--- Requirement ---
Exactly and only the lines from the one containing "What TikZ code" through the one containing "(lsheath) at (424,361)" belong in your copy. Pictures do not.
--- start Input for this task ---
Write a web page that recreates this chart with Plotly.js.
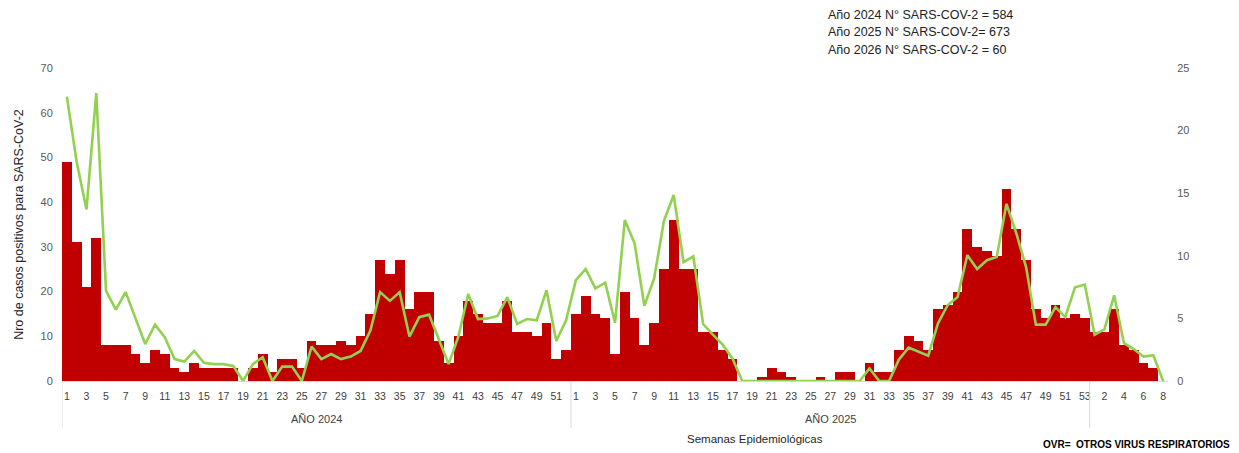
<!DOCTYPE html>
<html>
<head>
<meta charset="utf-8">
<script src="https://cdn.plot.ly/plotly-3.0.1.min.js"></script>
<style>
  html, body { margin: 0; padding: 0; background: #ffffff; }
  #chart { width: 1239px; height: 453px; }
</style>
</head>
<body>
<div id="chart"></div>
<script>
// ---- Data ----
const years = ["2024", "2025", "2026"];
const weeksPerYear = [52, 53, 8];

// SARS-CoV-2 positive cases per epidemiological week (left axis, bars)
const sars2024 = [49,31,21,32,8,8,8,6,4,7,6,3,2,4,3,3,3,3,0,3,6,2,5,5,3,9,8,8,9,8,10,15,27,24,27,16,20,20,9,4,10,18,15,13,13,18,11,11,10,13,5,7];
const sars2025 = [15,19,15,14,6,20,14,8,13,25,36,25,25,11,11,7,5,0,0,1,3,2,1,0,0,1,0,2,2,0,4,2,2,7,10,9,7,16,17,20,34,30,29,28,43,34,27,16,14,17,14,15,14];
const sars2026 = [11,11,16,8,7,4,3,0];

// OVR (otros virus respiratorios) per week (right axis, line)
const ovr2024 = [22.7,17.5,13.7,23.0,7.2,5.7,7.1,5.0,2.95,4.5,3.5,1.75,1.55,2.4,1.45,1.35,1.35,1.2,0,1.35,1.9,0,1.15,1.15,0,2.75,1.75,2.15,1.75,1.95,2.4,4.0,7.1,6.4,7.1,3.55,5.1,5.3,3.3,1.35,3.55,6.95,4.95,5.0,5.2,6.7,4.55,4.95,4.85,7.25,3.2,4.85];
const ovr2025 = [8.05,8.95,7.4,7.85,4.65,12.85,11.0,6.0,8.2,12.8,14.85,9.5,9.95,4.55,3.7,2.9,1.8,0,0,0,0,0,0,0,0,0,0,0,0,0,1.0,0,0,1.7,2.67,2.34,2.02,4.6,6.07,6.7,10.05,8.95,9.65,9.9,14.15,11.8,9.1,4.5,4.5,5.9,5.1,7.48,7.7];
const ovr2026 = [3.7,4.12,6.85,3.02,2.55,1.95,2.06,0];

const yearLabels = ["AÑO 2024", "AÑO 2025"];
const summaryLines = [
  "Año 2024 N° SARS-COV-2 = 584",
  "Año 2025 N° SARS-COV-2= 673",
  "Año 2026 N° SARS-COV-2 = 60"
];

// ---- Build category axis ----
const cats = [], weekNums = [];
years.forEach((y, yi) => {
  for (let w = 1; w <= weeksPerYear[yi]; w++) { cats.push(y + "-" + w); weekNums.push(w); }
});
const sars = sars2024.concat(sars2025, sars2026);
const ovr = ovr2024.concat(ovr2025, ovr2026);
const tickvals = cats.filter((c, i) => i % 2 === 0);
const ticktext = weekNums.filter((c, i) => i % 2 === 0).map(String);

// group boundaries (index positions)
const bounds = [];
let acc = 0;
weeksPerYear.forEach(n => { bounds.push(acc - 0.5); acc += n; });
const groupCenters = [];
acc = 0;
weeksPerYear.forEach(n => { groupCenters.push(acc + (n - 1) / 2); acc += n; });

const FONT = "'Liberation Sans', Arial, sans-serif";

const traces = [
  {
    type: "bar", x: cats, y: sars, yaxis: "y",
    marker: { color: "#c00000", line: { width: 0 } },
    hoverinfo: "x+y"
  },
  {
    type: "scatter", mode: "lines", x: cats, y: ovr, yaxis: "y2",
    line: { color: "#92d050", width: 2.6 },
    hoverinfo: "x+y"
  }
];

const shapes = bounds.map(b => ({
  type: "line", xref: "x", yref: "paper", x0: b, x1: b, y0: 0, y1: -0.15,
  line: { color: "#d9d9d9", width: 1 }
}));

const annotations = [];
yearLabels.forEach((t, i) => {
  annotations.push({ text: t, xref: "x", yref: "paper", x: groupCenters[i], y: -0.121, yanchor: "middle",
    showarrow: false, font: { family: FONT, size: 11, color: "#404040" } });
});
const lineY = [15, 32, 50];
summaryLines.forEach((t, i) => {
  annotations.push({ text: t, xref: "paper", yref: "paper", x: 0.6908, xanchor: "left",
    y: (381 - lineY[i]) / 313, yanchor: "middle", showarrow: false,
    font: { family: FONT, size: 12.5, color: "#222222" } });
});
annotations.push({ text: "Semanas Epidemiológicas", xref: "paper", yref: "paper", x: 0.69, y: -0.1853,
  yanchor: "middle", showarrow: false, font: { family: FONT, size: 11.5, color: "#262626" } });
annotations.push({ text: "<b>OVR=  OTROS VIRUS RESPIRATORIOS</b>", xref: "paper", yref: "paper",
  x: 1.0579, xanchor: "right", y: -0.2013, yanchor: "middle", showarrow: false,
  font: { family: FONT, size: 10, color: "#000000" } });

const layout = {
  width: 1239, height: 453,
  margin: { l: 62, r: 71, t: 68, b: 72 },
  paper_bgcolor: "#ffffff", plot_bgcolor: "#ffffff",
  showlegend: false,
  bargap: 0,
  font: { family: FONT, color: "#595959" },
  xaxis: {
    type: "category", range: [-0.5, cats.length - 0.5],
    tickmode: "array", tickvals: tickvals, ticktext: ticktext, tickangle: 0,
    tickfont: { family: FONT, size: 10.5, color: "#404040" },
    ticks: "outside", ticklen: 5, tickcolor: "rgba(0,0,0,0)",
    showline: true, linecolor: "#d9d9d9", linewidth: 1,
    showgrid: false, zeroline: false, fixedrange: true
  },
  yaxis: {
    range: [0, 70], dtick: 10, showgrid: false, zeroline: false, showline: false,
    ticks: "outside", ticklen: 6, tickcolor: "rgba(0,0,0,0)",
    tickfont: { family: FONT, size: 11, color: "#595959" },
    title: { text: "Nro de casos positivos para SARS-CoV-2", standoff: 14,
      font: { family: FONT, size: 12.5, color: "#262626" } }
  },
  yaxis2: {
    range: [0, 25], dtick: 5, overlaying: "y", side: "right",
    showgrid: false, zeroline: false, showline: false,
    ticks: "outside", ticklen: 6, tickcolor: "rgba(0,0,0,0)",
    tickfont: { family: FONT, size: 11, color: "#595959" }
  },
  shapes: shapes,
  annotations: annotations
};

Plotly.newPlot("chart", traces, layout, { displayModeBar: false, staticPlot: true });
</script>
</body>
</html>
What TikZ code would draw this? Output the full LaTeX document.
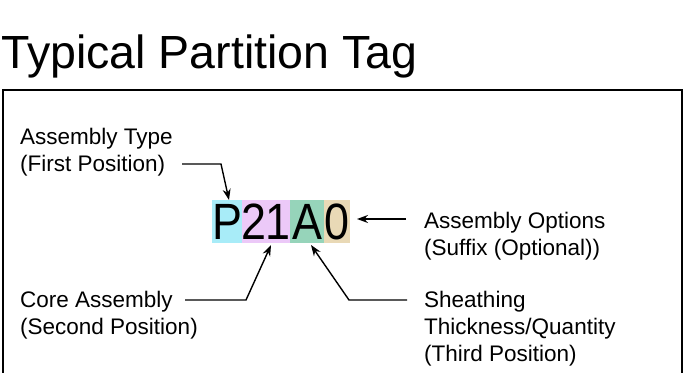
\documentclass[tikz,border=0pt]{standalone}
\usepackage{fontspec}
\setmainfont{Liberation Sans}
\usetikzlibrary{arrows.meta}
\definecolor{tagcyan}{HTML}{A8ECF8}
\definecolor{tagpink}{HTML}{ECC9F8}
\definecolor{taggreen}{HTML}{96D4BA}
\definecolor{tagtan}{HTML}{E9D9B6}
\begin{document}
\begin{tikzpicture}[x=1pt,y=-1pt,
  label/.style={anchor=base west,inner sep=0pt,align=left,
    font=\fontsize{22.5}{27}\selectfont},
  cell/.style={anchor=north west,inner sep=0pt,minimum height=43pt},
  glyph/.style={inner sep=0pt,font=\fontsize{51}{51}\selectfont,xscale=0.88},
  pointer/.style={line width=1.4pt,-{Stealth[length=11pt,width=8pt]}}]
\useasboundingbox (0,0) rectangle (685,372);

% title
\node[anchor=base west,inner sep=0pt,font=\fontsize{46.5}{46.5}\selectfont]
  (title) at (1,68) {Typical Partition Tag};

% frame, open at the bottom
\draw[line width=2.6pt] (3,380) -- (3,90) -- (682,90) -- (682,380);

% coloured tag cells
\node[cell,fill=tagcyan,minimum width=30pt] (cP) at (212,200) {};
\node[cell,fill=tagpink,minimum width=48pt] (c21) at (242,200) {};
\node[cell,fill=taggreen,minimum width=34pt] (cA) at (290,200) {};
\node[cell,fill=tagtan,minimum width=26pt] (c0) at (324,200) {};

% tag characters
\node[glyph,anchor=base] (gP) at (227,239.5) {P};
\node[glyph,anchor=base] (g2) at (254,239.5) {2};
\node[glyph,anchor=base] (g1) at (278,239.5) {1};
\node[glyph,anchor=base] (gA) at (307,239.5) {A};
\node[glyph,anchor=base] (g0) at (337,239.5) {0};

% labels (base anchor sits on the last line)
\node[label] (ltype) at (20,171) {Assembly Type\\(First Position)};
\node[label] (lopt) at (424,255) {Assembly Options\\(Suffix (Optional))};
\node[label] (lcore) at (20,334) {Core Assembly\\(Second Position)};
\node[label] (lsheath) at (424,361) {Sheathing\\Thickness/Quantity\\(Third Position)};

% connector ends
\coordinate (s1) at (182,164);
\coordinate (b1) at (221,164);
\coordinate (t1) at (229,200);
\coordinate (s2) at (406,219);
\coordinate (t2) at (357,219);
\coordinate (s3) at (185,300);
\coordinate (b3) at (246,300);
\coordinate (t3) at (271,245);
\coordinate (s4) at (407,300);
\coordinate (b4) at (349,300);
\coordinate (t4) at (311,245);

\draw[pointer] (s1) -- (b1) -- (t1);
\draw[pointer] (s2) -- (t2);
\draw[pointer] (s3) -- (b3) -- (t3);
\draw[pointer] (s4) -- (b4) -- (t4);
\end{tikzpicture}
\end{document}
--- end Input for this task ---
--- Task answer ---
What TikZ code would draw this? Output the full LaTeX document.
\documentclass[tikz,border=0pt]{standalone}
\usepackage{fontspec}
\setmainfont{Liberation Sans}
\usetikzlibrary{arrows.meta}
\definecolor{tagcyan}{HTML}{A8ECF8}
\definecolor{tagpink}{HTML}{ECC9F8}
\definecolor{taggreen}{HTML}{96D4BA}
\definecolor{tagtan}{HTML}{E9D9B6}
\begin{document}
\begin{tikzpicture}[x=1pt,y=-1pt,
  label/.style={anchor=base west,inner sep=0pt,align=left,
    font=\fontsize{22.5}{27}\selectfont},
  cell/.style={anchor=north west,inner sep=0pt,minimum height=43pt},
  glyph/.style={inner sep=0pt,font=\fontsize{51}{51}\selectfont,xscale=0.88},
  pointer/.style={line width=1.4pt,-{Stealth[length=11pt,width=8pt]}}]
\useasboundingbox (0,0) rectangle (685,372);

% title
\node[anchor=base west,inner sep=0pt,font=\fontsize{46.5}{46.5}\selectfont]
  (title) at (1,68) {Typical Partition Tag};

% frame, open at the bottom
\draw[line width=2.6pt] (3,380) -- (3,90) -- (682,90) -- (682,380);

% coloured tag cells
\node[cell,fill=tagcyan,minimum width=30pt] (cP) at (212,200) {};
\node[cell,fill=tagpink,minimum width=48pt] (c21) at (242,200) {};
\node[cell,fill=taggreen,minimum width=34pt] (cA) at (290,200) {};
\node[cell,fill=tagtan,minimum width=26pt] (c0) at (324,200) {};

% tag characters
\node[glyph,anchor=base] (gP) at (227,239.5) {P};
\node[glyph,anchor=base] (g2) at (254,239.5) {2};
\node[glyph,anchor=base] (g1) at (278,239.5) {1};
\node[glyph,anchor=base] (gA) at (307,239.5) {A};
\node[glyph,anchor=base] (g0) at (337,239.5) {0};

% labels (base anchor sits on the last line)
\node[label] (ltype) at (20,171) {Assembly Type\\(First Position)};
\node[label] (lopt) at (424,255) {Assembly Options\\(Suffix (Optional))};
\node[label] (lcore) at (20,334) {Core Assembly\\(Second Position)};
\node[label] (lsheath) at (424,361) {Sheathing\\Thickness/Quantity\\(Third Position)};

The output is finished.